On July 22, FCC Chairman Tom Wheeler penned a blog post on the Commission’s website highlighting the efforts at the agency to prevent unwanted automated and prerecorded message calls restricted under the Telephone Consumer Protection Act (TCPA). In particular, the blog post discussed recent and upcoming rulemakings, declaratory decisions, and enforcement actions, as well as efforts to engage industry stakeholders such as telephone companies and parties that facilitate mass calling, to address what the Chairman deemed “the number one complaint the FCC receives from consumers.” At least for the remainder of Chairman Wheeler’s tenure at the FCC, the Commission appears focused on consumer protection issues, especially with regard to so-called “robocalls.”
Of particular interest was the Chairman’s statement that he recently sent letters to the CEOs of major wireless and wireline phone companies, as well as intermediary carriers that connect high volume callers to the consumer’s phone company, calling on them to either offer or facilitate the offering of call-blocking technologies that would curb the number of calls consumers receive. He further implored these companies to “accelerate the development and deployment of technical standards that would prevent spoofing of caller ID and thus make blocking technologies more effective, as was done in the battle against spam years ago.” The post added “[t]he Commission has done its part, making clear that phone companies face no legal barriers to helping consumers block unwanted calls with the use of robocall blocking technology. Today, we urge carriers to step up to take that responsibility.” Chairman Wheeler noted that he asked all recipients of these letters to “respond within 30 days with their concrete, actionable solutions to address these issues.” Just three days after the release of the blog post, AT&T responded to the Chairman’s request, stating that it would begin offering call blocking services to its customers.
Chairman Wheeler also highlighted recent enforcement actions and rulemakings in response to complaints about particular companies or narrow issues related to calls under the TCPA (such as the current rulemaking to regulate government debt collection calls). He further suggested that additional clarification from the Commission “relating to certain robocalls that utility companies and schools can make” will be coming soon. Presumably this statement refers to declaratory rulings in response to petitions filed by Blackboard, Inc., and the Edison Electric Institute and American Gas Association, which sought clarification on the permissibility of placing non-telemarketing, informational calls on behalf of school districts and utility/electric companies.

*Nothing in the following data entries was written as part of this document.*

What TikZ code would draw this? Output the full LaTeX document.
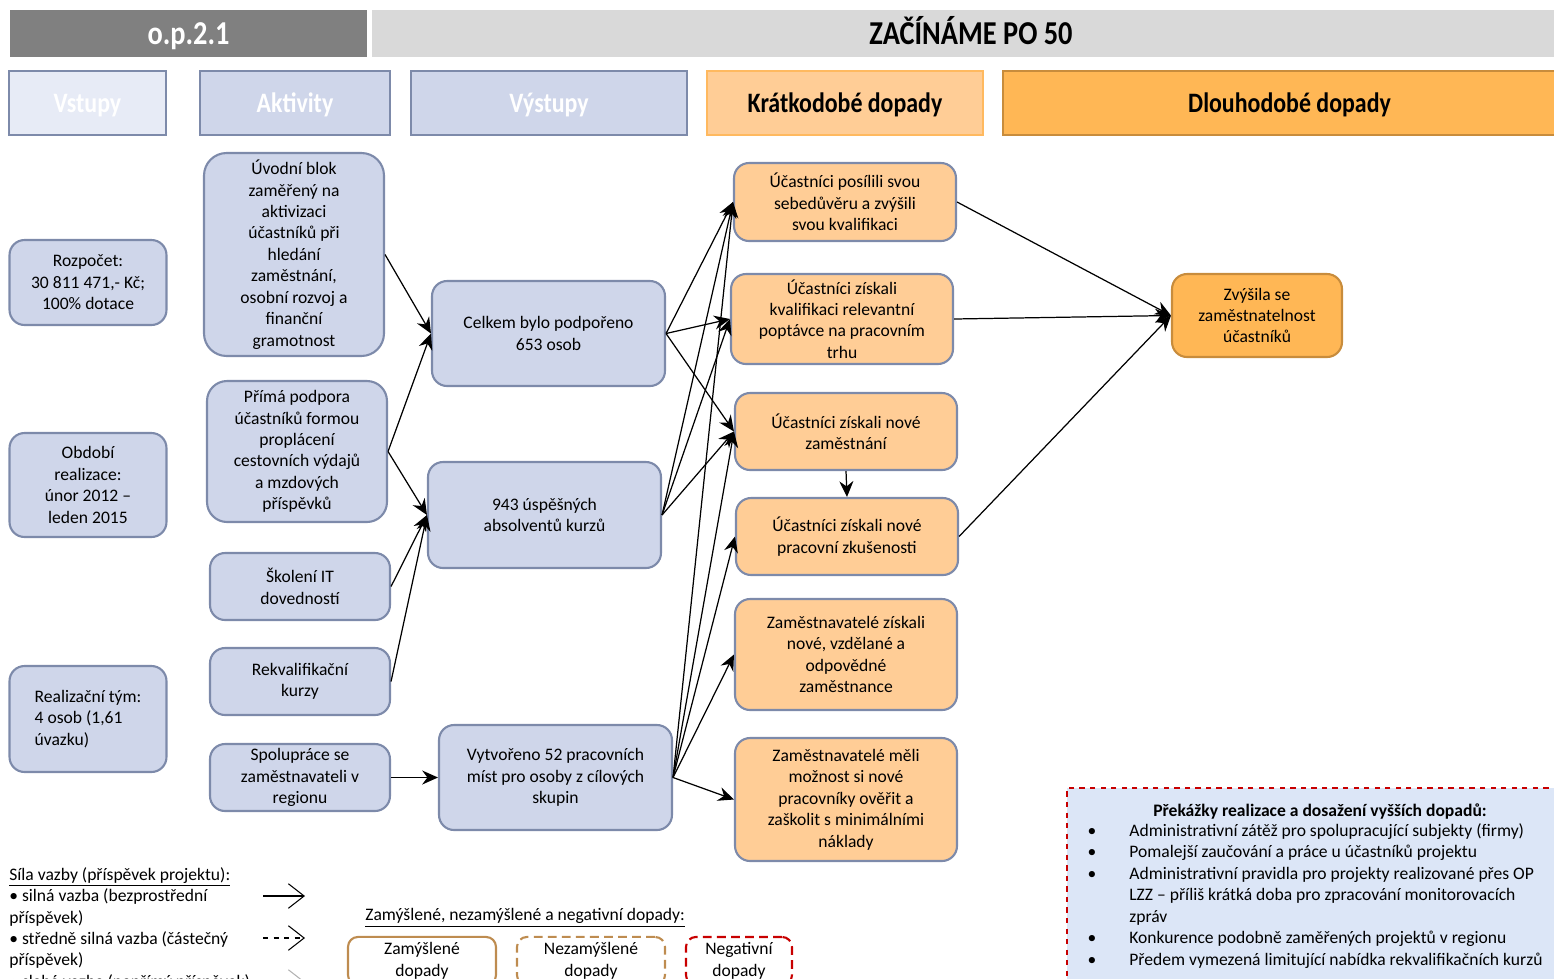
\documentclass[tikz,border=0pt]{standalone}
\usepackage{fontspec}
\setmainfont{Carlito}
\newfontfamily\condfont[FakeStretch=0.85]{Carlito}
\usetikzlibrary{arrows.meta}
\definecolor{bluefill}{RGB}{207,214,234}
\definecolor{bluepale}{RGB}{231,235,246}
\definecolor{blueline}{RGB}{125,138,170}
\definecolor{orafill}{RGB}{255,205,150}
\definecolor{oraline}{RGB}{255,185,95}
\definecolor{oradark}{RGB}{255,183,85}
\definecolor{orabrown}{RGB}{200,140,60}
\definecolor{graydark}{RGB}{128,128,128}
\definecolor{graylight}{RGB}{217,217,217}
\definecolor{legbrown}{RGB}{190,140,80}
\definecolor{legred}{RGB}{200,0,0}
\definecolor{obstfill}{RGB}{220,230,247}
\tikzset{
  box/.style = {draw = blueline, line width = 1.2pt, rounded corners = 0.3cm, align = center,
    inner sep = 2pt, font = \fontsize{10}{12.2}\selectfont},
  blubox/.style = {box, fill = bluefill},
  orabox/.style = {box, fill = orafill},
  hdr/.style = {line width = 1.2pt, inner sep = 0pt, text height = 10.3pt, text depth = 0pt,
    font = \condfont\bfseries\fontsize{16}{19}\selectfont},
  band/.style = {hdr, minimum height = 0.94cm, text height = 12.2pt,
    font = \condfont\bfseries\fontsize{19}{22}\selectfont},
  arr/.style = {-{Stealth[length = 9pt, width = 8pt, inset = 3pt]}, line width = 0.7pt},
  legarr/.style = {-{Straight Barb[length = 9pt, width = 14pt]}, line width = 0.6pt},
  legbox/.style = {line width = 1.2pt, rounded corners = 0.2cm, align = center, minimum height = 0.92cm,
    font = \fontsize{10}{12.2}\selectfont},
  legdash/.style = {dash pattern = on 5pt off 3pt},
  txt/.style = {inner sep = 0pt, font = \fontsize{10}{12.2}\selectfont}
}
\begin{document}
\begin{tikzpicture}[x = 0.02cm, y = -0.02cm]
\useasboundingbox (0,0) rectangle (1554,978);
% top bands
\node[band, fill = graydark, text = white, minimum width = 7.14cm] (hop) at (188.5,33.5) {o.p.2.1};
\node[band, fill = graylight, minimum width = 23.96cm] (hname) at (971,33.5) {ZAČÍNÁME PO 50};
% column headers
\node[hdr, draw = blueline, fill = bluepale, text = white, minimum width = 3.14cm, minimum height = 1.28cm] (hin) at (87.5,103) {Vstupy};
\node[hdr, draw = blueline, fill = bluefill, text = white, minimum width = 3.8cm, minimum height = 1.28cm] (hact) at (295,103) {Aktivity};
\node[hdr, draw = blueline, fill = bluefill, text = white, minimum width = 5.52cm, minimum height = 1.28cm] (hout) at (549,103) {Výstupy};
\node[hdr, draw = oraline, fill = orafill, minimum width = 5.52cm, minimum height = 1.28cm] (hshort) at (845,103) {Krátkodobé dopady};
\node[hdr, draw = orabrown, fill = oradark, minimum width = 11.46cm, minimum height = 1.28cm] (hlong) at (1289.5,103) {Dlouhodobé dopady};
% inputs
\node[blubox, minimum width = 3.14cm, minimum height = 1.7cm] (in1) at (88,282.5) {Rozpočet:\\30 811 471,- Kč;\\100\% dotace};
\node[blubox, minimum width = 3.14cm, minimum height = 2.08cm] (in2) at (88,485) {Období\\realizace:\\únor 2012 –\\leden 2015};
\node[blubox, align = left, minimum width = 3.14cm, minimum height = 2.12cm] (in3) at (88,719) {Realizační tým:\\4 osob (1,61\\úvazku)};
% activities
\node[blubox, rounded corners = 0.45cm, minimum width = 3.6cm, minimum height = 4.06cm] (a1) at (294,254.5) {Úvodní blok\\zaměřený na\\aktivizaci\\účastníků při\\hledání\\zaměstnání,\\osobní rozvoj a\\finanční\\gramotnost};
\node[blubox, rounded corners = 0.4cm, minimum width = 3.6cm, minimum height = 2.82cm] (a2) at (297,451.5) {Přímá podpora\\účastníků formou\\proplácení\\cestovních výdajů\\a mzdových\\příspěvků};
\node[blubox, minimum width = 3.6cm, minimum height = 1.34cm] (a3) at (300,586.5) {Školení IT\\dovedností};
\node[blubox, minimum width = 3.6cm, minimum height = 1.34cm] (a4) at (300,681.5) {Rekvalifikační\\kurzy};
\node[blubox, minimum width = 3.6cm, minimum height = 1.34cm] (a5) at (300,777.5) {Spolupráce se\\zaměstnavateli v\\regionu};
% outputs
\node[blubox, minimum width = 4.66cm, minimum height = 2.1cm] (o1) at (548.5,333.5) {Celkem bylo podpořeno\\653 osob};
\node[blubox, minimum width = 4.66cm, minimum height = 2.12cm] (o2) at (544.5,515) {943 úspěšných\\absolventů kurzů};
\node[blubox, minimum width = 4.66cm, minimum height = 2.1cm] (o3) at (555.5,777.5) {Vytvořeno 52 pracovních\\míst pro osoby z cílových\\skupin};
% short-term impacts
\node[orabox, minimum width = 4.44cm, minimum height = 1.56cm] (s1) at (845,202) {Účastníci posílili svou\\sebedůvěru a zvýšili\\svou kvalifikaci};
\node[orabox, minimum width = 4.44cm, minimum height = 1.8cm] (s2) at (842,319) {Účastníci získali\\kvalifikaci relevantní\\poptávce na pracovním\\trhu};
\node[orabox, minimum width = 4.44cm, minimum height = 1.54cm] (s3) at (846,431.5) {Účastníci získali nové\\zaměstnání};
\node[orabox, minimum width = 4.44cm, minimum height = 1.54cm] (s4) at (847,536.5) {Účastníci získali nové\\pracovní zkušenosti};
\node[orabox, minimum width = 4.44cm, minimum height = 2.22cm] (s5) at (846,654.5) {Zaměstnavatelé získali\\nové, vzdělané a\\odpovědné\\zaměstnance};
\node[orabox, minimum width = 4.44cm, minimum height = 2.46cm] (s6) at (846,799.5) {Zaměstnavatelé měli\\možnost si nové\\pracovníky ověřit a\\zaškolit s minimálními\\náklady};
% long-term impact
\node[box, draw = orabrown, fill = oradark, minimum width = 3.4cm, minimum height = 1.66cm] (l1) at (1257,315.5) {Zvýšila se\\zaměstnatelnost\\účastníků};
% links
\draw[arr] (a1.east) -- (o1.west);
\draw[arr] (a2.east) -- (o1.west);
\draw[arr] (a2.east) -- (o2.west);
\draw[arr] (a3.east) -- (o2.west);
\draw[arr] (a4.east) -- (o2.west);
\draw[arr] (a5.east) -- (o3.west);
\foreach \s in {s1,s2,s3} {
  \draw[arr] (o1.east) -- (\s.west);
  \draw[arr] (o2.east) -- (\s.west);
}
\foreach \s in {s1,s3,s4,s5,s6}
  \draw[arr] (o3.east) -- (\s.west);
\draw[arr] (s3.south) -- (s4.north);
\foreach \s in {s1,s2,s4}
  \draw[arr] (\s.east) -- (l1.west);
% legend: link strength
\node[txt, anchor = north west, align = left] (legtxt) at (9,867) {\underline{Síla vazby (příspěvek projektu):}\\• silná vazba (bezprostřední\\příspěvek)\\• středně silná vazba (částečný\\příspěvek)\\• slabá vazba (nepřímý příspěvek)};
\coordinate (ls1) at (263,896);
\coordinate (le1) at (305,896);
\coordinate (ls2) at (263,938);
\coordinate (le2) at (305,938);
\coordinate (ls3) at (263,982);
\coordinate (le3) at (305,982);
\draw[legarr] (ls1) -- (le1);
\draw[legarr, dashed] (ls2) -- (le2);
\draw[legarr, gray!60] (ls3) -- (le3);
% legend: kinds of impacts
\node[txt, anchor = west] (legkind) at (365,918) {\underline{Zamýšlené, nezamýšlené a negativní dopady:}};
\node[legbox, draw = legbrown, minimum width = 2.96cm] (lgint) at (422,961) {Zamýšlené\\dopady};
\node[legbox, draw = legbrown, legdash, minimum width = 2.96cm] (lgunint) at (591,961) {Nezamýšlené\\dopady};
\node[legbox, draw = legred, legdash, minimum width = 2.12cm] (lgneg) at (739,961) {Negativní\\dopady};
% obstacles
\node[draw = legred, dashed, fill = obstfill, line width = 1pt, minimum width = 9.86cm, minimum height = 4.04cm] (obst) at (1313.5,889) {};
\node[txt, font = \bfseries\fontsize{10}{12.2}\selectfont] (obtitle) at (1320,811) {Překážky realizace a dosažení vyšších dopadů:};
\foreach \yy in {832,853,875,939,961}
  \node[txt] at (1092,\yy) {•};
\foreach \yy/\tx in {832/Administrativní zátěž pro spolupracující subjekty (firmy),
    853/Pomalejší zaučování a práce u účastníků projektu,
    875/Administrativní pravidla pro projekty realizované přes OP,
    896/LZZ – příliš krátká doba pro zpracování monitorovacích,
    918/zpráv,
    939/Konkurence podobně zaměřených projektů v regionu,
    961/Předem vymezená limitující nabídka rekvalifikačních kurzů}
  \node[txt, anchor = west] at (1129,\yy) {\tx};
\end{tikzpicture}
\end{document}
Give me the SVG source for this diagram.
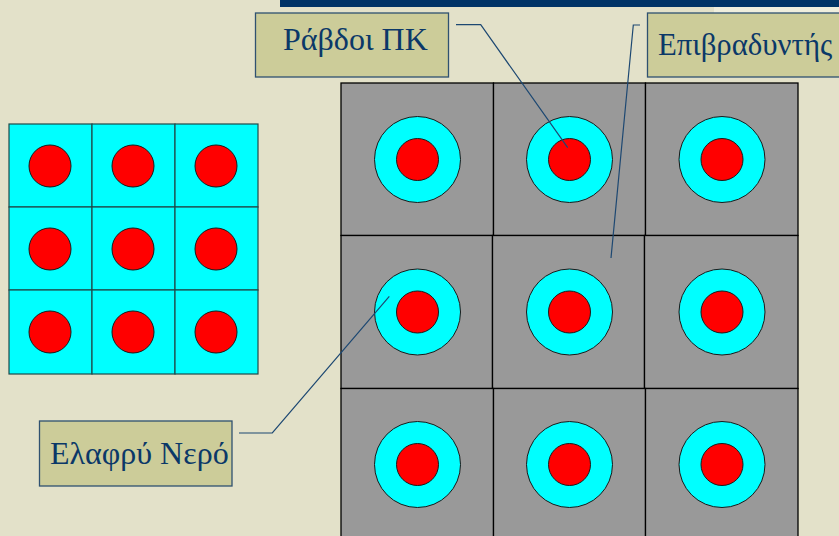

The FCC under Chairman Wheeler has been one of the most active consumer enforcement Commissions in recent memory. We expect the Chairman to continue to push this consumer enforcement agenda in the coming months, particularly with respect to TCPA issues. As such, companies that may be subject to the FCC’s jurisdiction due to their telemarketing efforts should take precautions in order to avoid being the subject of unwanted FCC attention.